Listening With Purpose

I read an interesting article recently about listening. It wasn’t intended for music teachers, but it resonated with me for a lot of reasons. The author, A.J. Juliani, talked about how even though we may listen to something with a purpose, we often still miss things. What one person hears, another may miss. We all have limitations and we all have blind spots. You can check out A.J.’s article here: The Surprising Research About Our Listening Skills.

“There are many times I am “present” in a learning situation, only to find that I had a different experience than a peer sitting right next to me.”

A.J. Juliani

As music educators, we frequently ask students to listen. Listen to what they sound like, listen to what their section sounds like, listen to what the band or ensemble sounds like. Sometimes we just shout, “listen!” in an exasperated tone. But how often do we teach students how to listen and express what to listen for? Thinking about what A.J. said about people missing things when listening, doesn’t that make the case even stronger for helping students with this important skill?

Listening with Purpose

When we are working to empower students so they can take ownership of their learning and music making, helping them develop listening skills is vital! One technique I enjoy for this uses four-part chorales. I know many band directors use chorales in their teaching – they are a staple. But here’s what makes this technique different: every student gets all four parts. Each student can see the soprano, alto, tenor, and bass part in front of them. And that’s the key.

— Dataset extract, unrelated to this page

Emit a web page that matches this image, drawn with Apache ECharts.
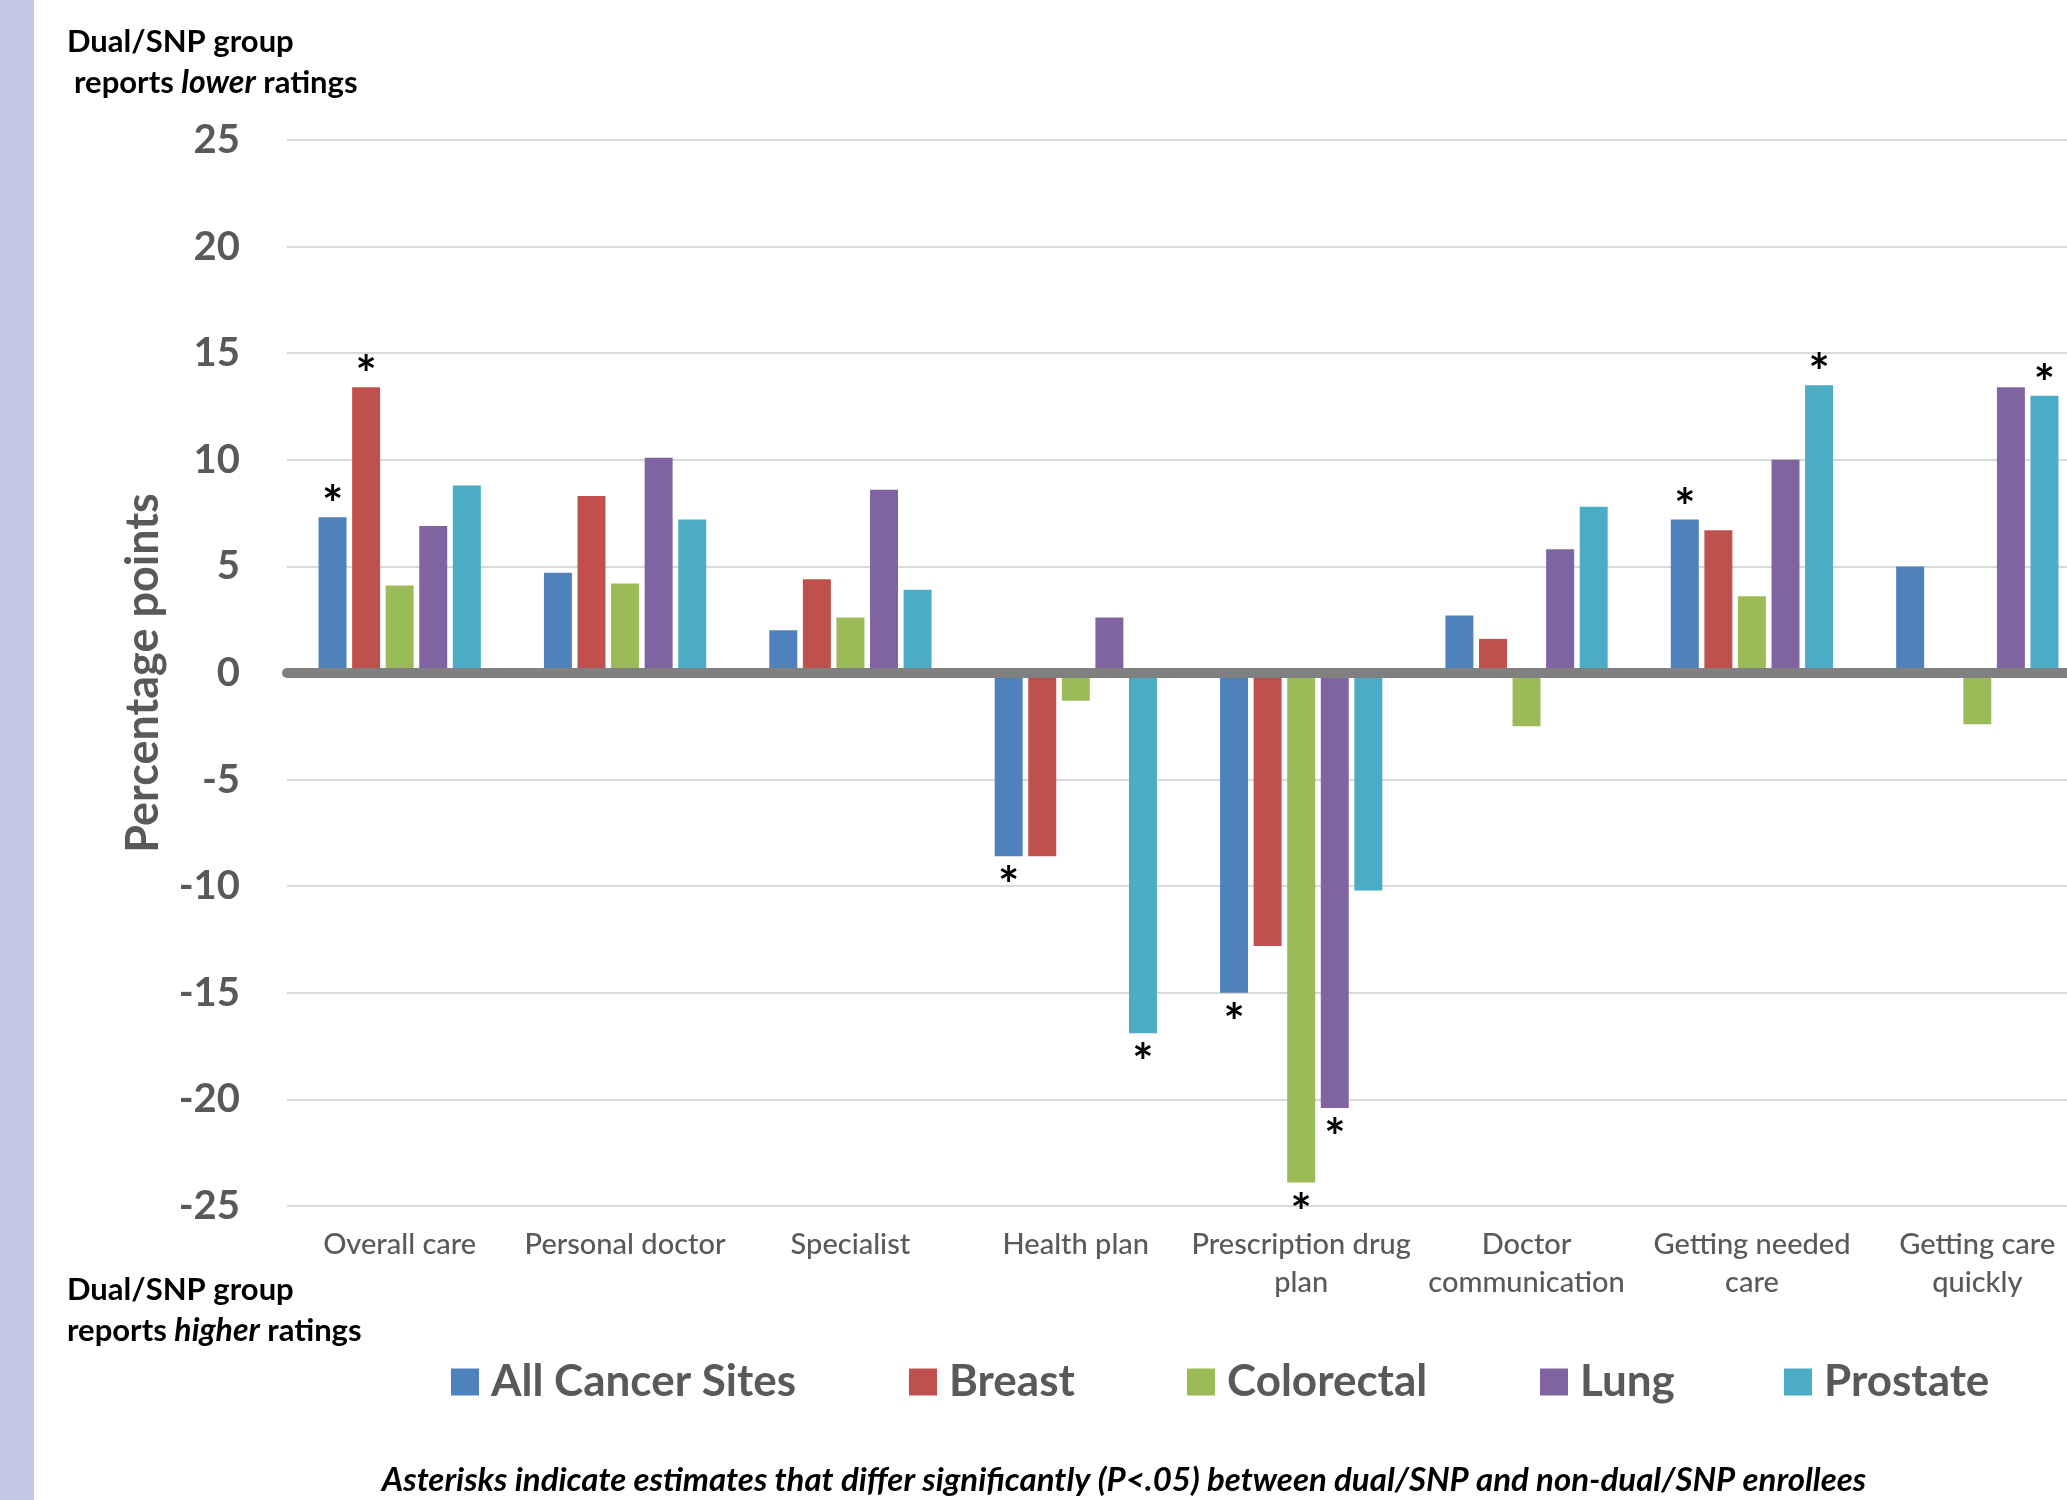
<!DOCTYPE html>
<html>
<head>
<meta charset="utf-8">
<script src="https://cdn.jsdelivr.net/npm/echarts@6/dist/echarts.min.js"></script>
<style>
html,body{margin:0;padding:0;background:#fff;overflow:hidden;width:2067px;height:1500px;}
#chart{width:2090px;height:1500px;}
</style>
</head>
<body>
<div id="chart"></div>
<script>
const categories = ['Overall care','Personal doctor','Specialist','Health plan','Prescription drug\nplan','Doctor\ncommunication','Getting needed\ncare','Getting care\nquickly'];
const seriesNames = ['All Cancer Sites','Breast','Colorectal','Lung','Prostate'];
const allCancer  = [7.3, 4.7, 2.0, -8.6, -15.0, 2.7, 7.2, 5.0];
const breast     = [13.4, 8.3, 4.4, -8.6, -12.8, 1.6, 6.7, null];
const colorectal = [4.1, 4.2, 2.6, -1.3, -23.9, -2.5, 3.6, -2.4];
const lung       = [6.9, 10.1, 8.6, 2.6, -20.4, 5.8, 10.0, 13.4];
const prostate   = [8.8, 7.2, 3.9, -16.9, -10.2, 7.8, 13.5, 13.0];
const sigAll        = [1,0,0,1,1,0,1,0];
const sigBreast     = [1,0,0,0,0,0,0,0];
const sigColorectal = [0,0,0,0,1,0,0,0];
const sigLung       = [0,0,0,0,1,0,0,0];
const sigProstate   = [0,0,0,1,0,0,1,1];
const yMin = -25, yMax = 25, yStep = 5;
const footnote = 'Asterisks indicate estimates that differ significantly (P<.05) between dual/SNP and non-dual/SNP enrollees';

const colors = ['#4F81BD','#C0504D','#9BBB59','#8064A2','#4BACC6'];
const values = [allCancer, breast, colorectal, lung, prostate];
const sigs = [sigAll, sigBreast, sigColorectal, sigLung, sigProstate];
const FONT = 'Lato';
const GREY = '#595959';

const chart = echarts.init(document.getElementById('chart'), null, {renderer:'canvas'});

const series = seriesNames.map((name, si) => ({
  name: name,
  type: 'bar',
  xAxisIndex: 0,
  barGap: '20%',
  barCategoryGap: '28%',
  itemStyle: {color: colors[si]},
  data: values[si].map((v, ci) => ({
    value: v,
    label: {
      show: !!sigs[si][ci],
      position: 'outside',
      formatter: '*',
      distance: (v >= 0 ? -14 : 6),
      color: '#000',
      fontFamily: FONT,
      fontWeight: 'bold',
      fontSize: 50
    }
  }))
}));

const legendLefts = [451, 909, 1187, 1540, 1784];
const legends = seriesNames.map((n, i) => ({
  data: [n],
  left: legendLefts[i],
  top: 1358,
  padding: 0,
  itemWidth: 28,
  itemHeight: 27,
  icon: 'rect',
  textStyle: {fontFamily: FONT, fontWeight: 'bold', fontSize: 44, color: GREY, lineHeight: 48, padding:[0,0,0,7]}
}));

const TS = 31;
const richStyle = {n: {fontFamily: FONT, fontWeight: 'bold', fontSize: TS, fill: '#000'}, i: {fontFamily: FONT, fontWeight: 'bold', fontStyle: 'italic', fontSize: TS + 1, fill: '#000'}};
const boldTxt = {fontFamily: FONT, fontWeight: 'bold', fontSize: TS, fill: '#000'};

chart.setOption({
  animation: false,
  color: colors,
  grid: {left: 287, right: 0, top: 140, bottom: 294, containLabel: false},
  legend: legends,
  xAxis: [{
    type: 'category',
    data: categories,
    position: 'bottom',
    axisLine: {show: false, onZero: false},
    axisTick: {show: false},
    axisLabel: {interval: 0, margin: 20, fontFamily: FONT, fontWeight: 500, fontSize: 29, lineHeight: 38, color: GREY}
  }, {
    type: 'category',
    data: categories,
    position: 'top',
    z: 10,
    axisLine: {show: true, onZero: true, lineStyle: {color: '#808080', width: 10}},
    axisTick: {show: false},
    axisLabel: {show: false}
  }],
  yAxis: {
    type: 'value',
    min: yMin, max: yMax, interval: yStep,
    name: 'Percentage points',
    nameLocation: 'middle',
    nameRotate: 90,
    nameGap: 121,
    nameTextStyle: {fontFamily: FONT, fontWeight: 'bold', fontSize: 45, color: GREY},
    axisLine: {show: false},
    axisTick: {show: false},
    axisLabel: {margin: 47, fontFamily: FONT, fontWeight: 'bold', fontSize: 40, color: GREY},
    splitLine: {lineStyle: {color: '#D9D9D9', width: 2}}
  },
  series: series,
  graphic: [
    {type: 'rect', left: 0, top: 0, shape: {width: 34, height: 1500}, style: {fill: '#C1C9E4'}, z: -10},
    {type: 'text', x: 67, y: 42, style: Object.assign({text: 'Dual/SNP group', verticalAlign: 'middle'}, boldTxt)},
    {type: 'text', x: 74, y: 83, style: Object.assign({text: '{n|reports }{i|lower}{n| ratings}', verticalAlign: 'middle', rich: richStyle}, boldTxt)},
    {type: 'text', x: 67, y: 1290, style: Object.assign({text: 'Dual/SNP group', verticalAlign: 'middle'}, boldTxt)},
    {type: 'text', x: 67, y: 1331, style: Object.assign({text: '{n|reports }{i|higher}{n| ratings}', verticalAlign: 'middle', rich: richStyle}, boldTxt)},
    {type: 'text', x: 1124, y: 1480, style: {text: footnote, align: 'center', verticalAlign: 'middle', fontFamily: FONT, fontWeight: 'bold', fontStyle: 'italic', fontSize: 33, fill: '#000'}}
  ]
});
</script>
</body>
</html>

To start, each student learns the soprano line. Since this is often the melody, it’s the easiest to recognize and hum along with. After students have learned the melody, we go through and learn the additional parts as well so that everyone – flute through tuba – gets to play the bass part!

Next, we talk about instrument ranges and the parts they often play. We discuss how flutes and first trumpets usually play the soprano part while tubas and bari saxophones play the bass parts. I engage students in a discussion about why this is the case frequently in the music we play. Then I instruct students to play to the part that best fits their instrument, in their own opinion. Most students will guess correctly.

Finally, students can pick any part they would like to play. This time through the chorale sounds interesting! But it’s also where the fun begins. I asked students if they’re able to identify the part the person sitting next to them played. This is met with wide eyes and blank stares. How on earth would they know this? So we play the chorale again, this time with the instruction to listen to the person next to them and figure out which part – soprano, alto, tenor, or bass – their neighbor is playing. Having this instruction, students now know what they must listen to as they play. Since they can see all four parts, and they’ve played all four parts, they have a good idea of what to listening for.

After doing this a few times most students can identify what their neighbor is playing. When they’re ready for the challenge, I will ask students to find the closest person to them playing the same part. This is often more difficult, but students can frequently make the distinction.

I have found that after working on exercises like this students become better at hearing things other than themselves. Being limited to only four parts in the chorale, students aren’t overwhelmed by all the surrounding sounds, and can find more success identifying parts with in the ensemble. Also, having the notation for all four parts helps!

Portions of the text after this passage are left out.